Misunderstanding Richard Dawkins
Introduction
Richard Dawkins’s The Selfish Gene is the kind of book that changes the way that people look at the world. Its importance is that it articulates a gene’s-eye view of evolution. According to this view, all organisms, including human beings, are ‘survival machines’ that have been ‘blindly programmed’ to preserve their genes (see The Selfish Gene, p. v). Of course, extant survival machines take a myriad of different forms – for example, it is estimated that there are some three million different species of insect alone – but they all have in common that they have been built according to the instructions of successful genes; that is, genes whose replicas in previous generations managed to get themselves copied.

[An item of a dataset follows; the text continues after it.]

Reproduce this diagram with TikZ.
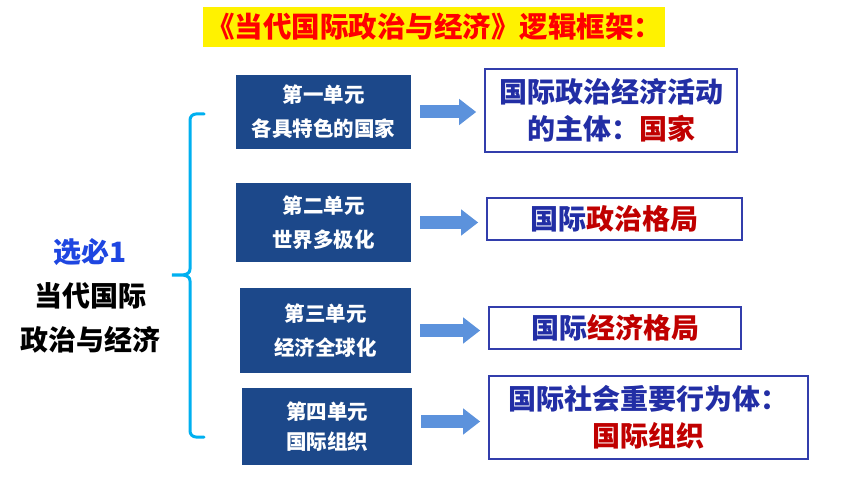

At the level of genes, things are competitive. Genes that contribute to making good bodies – bodies that stay alive and reproduce – come to dominate a gene pool (the whole set of genes in a breeding population). So, for example, if a gene emerges which has the effect of improving the camouflage of stick-insects, it will in time likely achieve a preponderance over alternative genes (alleles) which produce less effective camouflage. There are no such things as long-lived, altruistic genes. If a gene has the effect of increasing the welfare of its alleles to its own detriment, it will in the end perish. In this sense, then, all long-lived genes are ‘selfish’, concerned only with their own survival – and the world is necessarily full of genes which have successfully looked after their own interests.